Carl Rungius (1869-1959) is one of the three Big R's: Remington, Russell and Rungius (born in Germany to a family of hunters), but he concentrated on the indigenous animals rather than people. Auctioned was a small etching (8x11 inches) that sold for $95,200, called "Over the Pass" which demonstrates that he spent much of his life on the east slope of the Rockies. It shows a rider and two pack animals on the trail. There is also an iconic oil painting of mountain goals, "Near Summit Lake, British Columbia" (1947, 30x40, $357,000)
Charlie Beil (another artist not in the auction) was our link with Rungius because Charlie and his wife took care of Rungius' studio in Banff.

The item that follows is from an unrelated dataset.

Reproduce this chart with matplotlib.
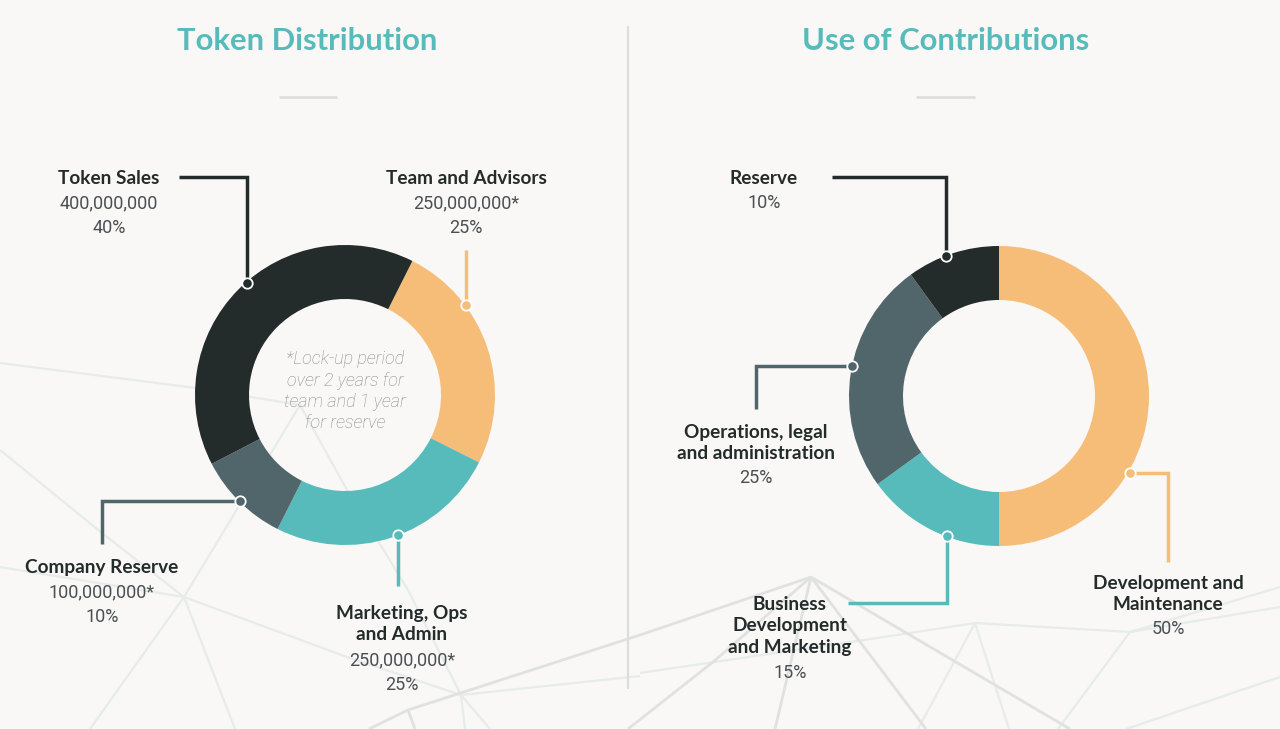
#!/usr/bin/env python3
# -*- coding: utf-8 -*-

import matplotlib
matplotlib.use('Agg')
import matplotlib.pyplot as plt

# data
token_shares = [25, 25, 10, 40]
token_colors = ['#f6bd78', '#58bbbb', '#51666b', '#232b2b']
use_shares = [50, 15, 25, 10]
use_colors = ['#f6bd78', '#58bbbb', '#51666b', '#232b2b']

titles = ['Token Distribution', 'Use of Contributions']
center_note = ['*Lock-up period', 'over 2 years for', 'team and 1 year', 'for reserve']

BG = '#f9f8f6'
W, H = 1280, 729

plt.rcParams['font.family'] = ['Lato', 'DejaVu Sans']

fig = plt.figure(figsize=(12.8, 7.29), dpi=100, facecolor=BG)
ax = fig.add_axes([0, 0, 1, 1])
ax.set_xlim(0, W)
ax.set_ylim(0, H)
ax.axis('off')


def line(points, color, lw, z=2):
    xs = [p[0] for p in points]
    ys = [H - p[1] for p in points]
    ax.plot(xs, ys, color=color, lw=lw, zorder=z, solid_capstyle='butt', solid_joinstyle='miter')


def leader(points, color):
    line(points, color, 2.5, z=4)
    x, y = points[-1]
    ax.plot([x], [H - y], 'o', ms=7.5, mfc=color, mec='white', mew=1.3, zorder=5)


def donut(shares, colors, center, start):
    ax.pie(shares, colors=colors, startangle=start, counterclock=False,
           center=(center[0], H - center[1]), radius=150, frame=True,
           wedgeprops=dict(width=54, linewidth=0))


def label(x, y, lines, bold_count):
    # one call per text line, bold header then light numbers
    for i, s in enumerate(lines):
        if i < bold_count:
            ax.text(x, H - y[i] - 1, s, ha='center', va='center', fontsize=13.7,
                    fontweight='bold', color='#232b2b', zorder=6)
        else:
            ax.text(x, H - y[i] - 1, s, ha='center', va='center', fontsize=13,
                    family=['Roboto', 'DejaVu Sans'], fontweight='normal',
                    color='#4a5053', zorder=6)


# background network
faint = '#e6ecea'
grey = '#e0e2e0'
line([(0, 363), (196, 388), (300, 405), (347, 490), (408, 590), (461, 695), (490, 729)], faint, 1.6, 1)
line([(300, 405), (184, 597), (90, 729)], faint, 1.6, 1)
line([(0, 450), (102, 533), (184, 597), (235, 729)], faint, 1.6, 1)
line([(0, 567), (184, 597), (347, 657), (461, 695), (640, 676)], faint, 1.6, 1)
line([(640, 673), (864, 640), (975, 623), (1130, 632), (1280, 607)], faint, 1.6, 1)
line([(975, 623), (918, 729)], faint, 1.6, 1)
line([(975, 623), (1009, 729)], faint, 1.6, 1)
line([(1130, 632), (1058, 729)], faint, 1.6, 1)
line([(1130, 632), (1280, 587)], faint, 1.6, 1)
line([(1126, 729), (1280, 677)], faint, 1.6, 1)
line([(461, 695), (465, 729)], faint, 1.6, 1)
line([(369, 729), (408, 710), (640, 635), (811, 577)], grey, 2, 1)
line([(811, 577), (713, 662), (628, 729)], grey, 2, 1)
line([(811, 577), (775, 729)], grey, 2, 1)
line([(811, 577), (926, 729)], grey, 2, 1)
line([(811, 577), (1070, 729)], grey, 2, 1)
line([(408, 710), (415, 729)], grey, 2, 1)

# divider and title rules
line([(627.5, 26), (627.5, 689)], '#dcdedc', 1.6, 1)
line([(279, 96.5), (337, 96.5)], '#dcdcda', 1.8, 1)
line([(916, 96.5), (975, 96.5)], '#dcdcda', 1.8, 1)

# titles
ax.text(307.5, H - 41, titles[0], ha='center', va='center', fontsize=22.3, fontweight='bold', color='#58bbbb')
ax.text(946, H - 41, titles[1], ha='center', va='center', fontsize=22.3, fontweight='bold', color='#58bbbb')

# donuts
donut(token_shares, token_colors, (345, 395), 63.3)
donut(use_shares, use_colors, (999, 396), 90)
ax.set_xlim(0, W)
ax.set_ylim(0, H)
ax.set_aspect('auto')
ax.axis('off')

# center note
for yy, s in zip([359, 381, 402, 423], center_note):
    ax.text(345, H - yy, s, ha='center', va='center', fontsize=13, style='italic',
            family=['Roboto', 'DejaVu Sans'], fontweight='light', color='#8a8a8a', zorder=6)

# leaders
leader([(179, 177), (247, 177), (247, 283)], '#232b2b')
leader([(466, 250), (466, 305)], '#f6bd78')
leader([(398, 586), (398, 535)], '#58bbbb')
leader([(102, 544), (102, 501), (240, 501)], '#51666b')
leader([(832, 177), (946, 177), (946, 256)], '#232b2b')
leader([(756, 409), (756, 366), (852, 366)], '#51666b')
leader([(848, 603), (947, 603), (947, 536)], '#58bbbb')
leader([(1168, 562), (1168, 473), (1130, 473)], '#f6bd78')

# labels
label(109, [177, 202, 227], ['Token Sales', '400,000,000', '40%'], 1)
label(466, [177, 202, 227], ['Team and Advisors', '250,000,000*', '25%'], 1)
label(102, [566, 591, 616], ['Company Reserve', '100,000,000*', '10%'], 1)
label(402, [613, 634, 659, 684], ['Marketing, Ops', 'and Admin', '250,000,000*', '25%'], 2)
label(764, [177, 202], ['Reserve', '10%'], 1)
label(756, [431, 452, 477], ['Operations, legal', 'and administration', '25%'], 2)
label(790, [603, 625, 647, 672], ['Business', 'Development', 'and Marketing', '15%'], 3)
label(1168, [582, 603, 628], ['Development and', 'Maintenance', '50%'], 2)

fig.savefig('out.png', dpi=100, facecolor=BG)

Rungius was a key hero of Bob, who owned several of his paintings. In fact, the Rungius portrait of a moose was the first "real" painting he bought. We looked at it for an hour at a time, finding the X of the composition, the way he always put in a fleck of red.
Walter Ufer (1876-1936) is in the auction. "The Song of the Olla" was painted in 1926 and sold for $178,500. (12.25 x 10.76 oil on canvas on board.) He was a member of the Taos Society of Art, a marketing group. In 1917 Ufer served as president of Chicago's Palette and Chisel, Academy of Fine Arts. He was socially conscious, responding the the Spanish Flu plague with help. For a while no one paid attention to these Taos people because the "Indians" they portrayed were peaceful, domestic sorts. In a time when war is dreaded and denied, Ufer and Rungius are more popular.
Theodore Van Soelen (1890-1964) "Adobe, Snow and Sunshine" (1926, oil on canvas, 36x40. $101,150) reinforces my comparison with the south of France, but he connects to Santa Fe rather than Taos and is a bit too young to be a Taos artist anyway. He is one of a group of fine artists who painted gorgeous murals destined to be ignored in train stations and major post offices. He is a good example of a forgotten person found again, now that Western art is increasing in value. A portrait of him in the Smithsonian was taken by Paul Juley, who also came to Browning in 1965 to photograph Bob's work for "American Artist" magazine. Those snaps are also in the Smithsonian in the Juley collection.
John Clymer (1907-1975) had a painting in this auction. His work was most often historical and illustrated stories. This one is "John Colter Visits the Crows 1807" painted in 1975. You might remember that Colter is the mountain man who ran for his life naked. Clymer gave Bob and I a huge illustration of a James Willard Schultz story in which a group of buffalo ran through a Blackfeet camp with disastrous damage. It was a wedding present for our marriage that didn't turn out well either, though the friendship remained.
So these paintings are connected to my life in the Sixties when I was naive but energetic and madly in love. It says a lot about those times, which are gone for all concerned except through art. But it wasn't really like that.